Recorded information:
-.-.-

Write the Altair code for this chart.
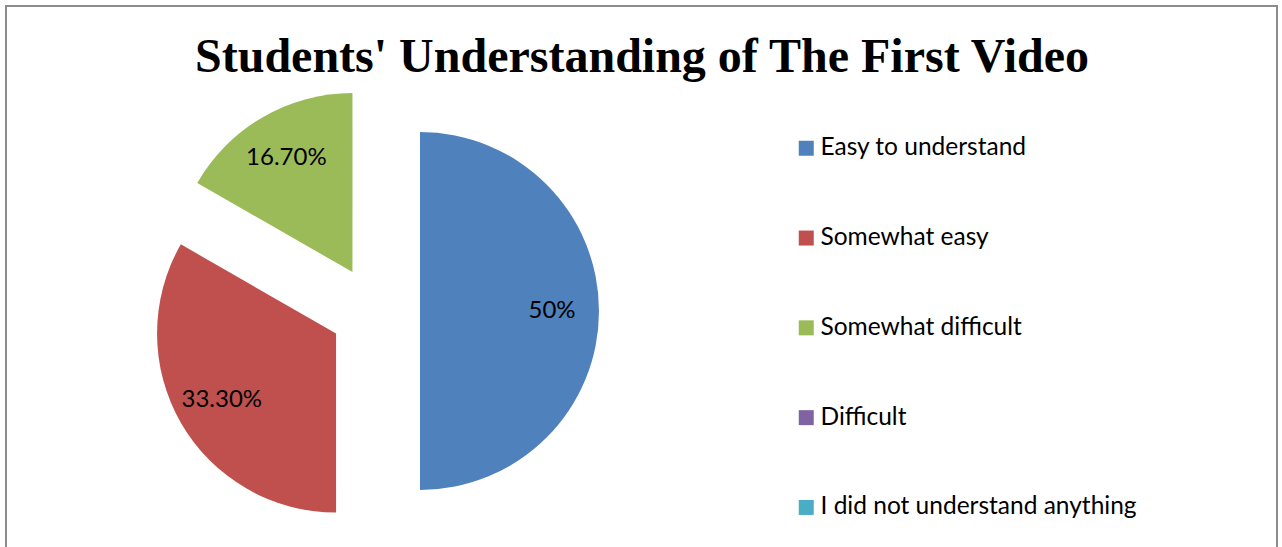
import altair as alt
import pandas as pd

categories = ["Easy to understand", "Somewhat easy", "Somewhat difficult", "Difficult",
              "I did not understand anything"]
values = [50, 33.3, 16.7, 0, 0]
labels = ["50%", "33.30%", "16.70%", "", ""]
colors = ["#4F81BD", "#C0504D", "#9BBB59", "#8064A2", "#4BACC6"]
title_text = "Students' Understanding of The First Video"

df = pd.DataFrame({"category": categories, "value": values, "label": labels,
                   "order": list(range(len(categories)))})

CX, CY, R, EXPLODE, LR = 375, 311, 179, 45, 132

base = alt.Chart(df).transform_joinaggregate(
    total="sum(value)"
).transform_window(
    cum="sum(value)", sort=[alt.SortField("order")], frame=[None, 0]
).transform_calculate(
    t1="datum.cum / datum.total * 2 * PI",
    t0="(datum.cum - datum.value) / datum.total * 2 * PI",
).transform_calculate(
    mid="(datum.t0 + datum.t1) / 2"
).transform_calculate(
    px=f"{CX} + {EXPLODE} * sin(datum.mid)",
    py=f"{CY} - {EXPLODE} * cos(datum.mid)",
).transform_calculate(
    lx=f"datum.px + {LR} * sin(datum.mid)",
    ly=f"datum.py - {LR} * cos(datum.mid)",
)

color = alt.Color(
    "category:N",
    scale=alt.Scale(domain=categories, range=colors),
    sort=categories,
    legend=alt.Legend(
        title=None, orient="none", legendX=794, legendY=136,
        symbolType="square", symbolSize=225, symbolStrokeWidth=0,
        labelFont="Lato", labelFontSize=24.5, labelColor="#000000",
        labelOffset=2, rowPadding=64.8, padding=0, labelLimit=400,
    ),
)

arcs = base.mark_arc(radius=R, stroke=None).encode(
    x=alt.X("px:Q", scale=None, axis=None),
    y=alt.Y("py:Q", scale=None, axis=None),
    theta=alt.Theta("t0:Q", scale=None),
    theta2="t1:Q",
    color=color,
)

texts = base.transform_filter("datum.value > 0").mark_text(
    font="Lato", fontSize=24, color="#000000", align="center", baseline="middle"
).encode(
    x=alt.X("lx:Q", scale=None, axis=None),
    y=alt.Y("ly:Q", scale=None, axis=None),
    text="label:N",
)

title = alt.Chart(pd.DataFrame({"t": [title_text]})).mark_text(
    font="Liberation Serif", fontWeight="bold", fontSize=48, color="#000000",
    align="center", baseline="alphabetic"
).encode(x=alt.value(642), y=alt.value(72), text="t:N")

border = alt.Chart(pd.DataFrame({"a": [0]})).mark_rect(
    fill=None, stroke="#8C8C8C", strokeWidth=2
).encode(x=alt.value(6), x2=alt.value(1277), y=alt.value(6), y2=alt.value(600))

chart = alt.layer(border, arcs, texts, title).properties(
    width=1282, height=547, padding=0, autosize=alt.AutoSizeParams(type="none"),
    background="#FFFFFF",
).configure_view(stroke=None)

chart.save("out.html", embed_options={"renderer": "svg", "actions": False})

-.-.-

Request: Retype the listing exactly. Pictures do not belong in the copy.

Response below:
Write the Altair code for this chart.
import altair as alt
import pandas as pd

categories = ["Easy to understand", "Somewhat easy", "Somewhat difficult", "Difficult",
              "I did not understand anything"]
values = [50, 33.3, 16.7, 0, 0]
labels = ["50%", "33.30%", "16.70%", "", ""]
colors = ["#4F81BD", "#C0504D", "#9BBB59", "#8064A2", "#4BACC6"]
title_text = "Students' Understanding of The First Video"

df = pd.DataFrame({"category": categories, "value": values, "label": labels,
                   "order": list(range(len(categories)))})

CX, CY, R, EXPLODE, LR = 375, 311, 179, 45, 132

base = alt.Chart(df).transform_joinaggregate(
    total="sum(value)"
).transform_window(
    cum="sum(value)", sort=[alt.SortField("order")], frame=[None, 0]
).transform_calculate(
    t1="datum.cum / datum.total * 2 * PI",
    t0="(datum.cum - datum.value) / datum.total * 2 * PI",
).transform_calculate(
    mid="(datum.t0 + datum.t1) / 2"
).transform_calculate(
    px=f"{CX} + {EXPLODE} * sin(datum.mid)",
    py=f"{CY} - {EXPLODE} * cos(datum.mid)",
).transform_calculate(
    lx=f"datum.px + {LR} * sin(datum.mid)",
    ly=f"datum.py - {LR} * cos(datum.mid)",
)

color = alt.Color(
    "category:N",
    scale=alt.Scale(domain=categories, range=colors),
    sort=categories,
    legend=alt.Legend(
        title=None, orient="none", legendX=794, legendY=136,
        symbolType="square", symbolSize=225, symbolStrokeWidth=0,
        labelFont="Lato", labelFontSize=24.5, labelColor="#000000",
        labelOffset=2, rowPadding=64.8, padding=0, labelLimit=400,
    ),
)

arcs = base.mark_arc(radius=R, stroke=None).encode(
    x=alt.X("px:Q", scale=None, axis=None),
    y=alt.Y("py:Q", scale=None, axis=None),
    theta=alt.Theta("t0:Q", scale=None),
    theta2="t1:Q",
    color=color,
)

texts = base.transform_filter("datum.value > 0").mark_text(
    font="Lato", fontSize=24, color="#000000", align="center", baseline="middle"
).encode(
    x=alt.X("lx:Q", scale=None, axis=None),
    y=alt.Y("ly:Q", scale=None, axis=None),
    text="label:N",
)

title = alt.Chart(pd.DataFrame({"t": [title_text]})).mark_text(
    font="Liberation Serif", fontWeight="bold", fontSize=48, color="#000000",
    align="center", baseline="alphabetic"
).encode(x=alt.value(642), y=alt.value(72), text="t:N")

border = alt.Chart(pd.DataFrame({"a": [0]})).mark_rect(
    fill=None, stroke="#8C8C8C", strokeWidth=2
).encode(x=alt.value(6), x2=alt.value(1277), y=alt.value(6), y2=alt.value(600))

chart = alt.layer(border, arcs, texts, title).properties(
    width=1282, height=547, padding=0, autosize=alt.AutoSizeParams(type="none"),
    background="#FFFFFF",
).configure_view(stroke=None)

chart.save("out.html", embed_options={"renderer": "svg", "actions": False})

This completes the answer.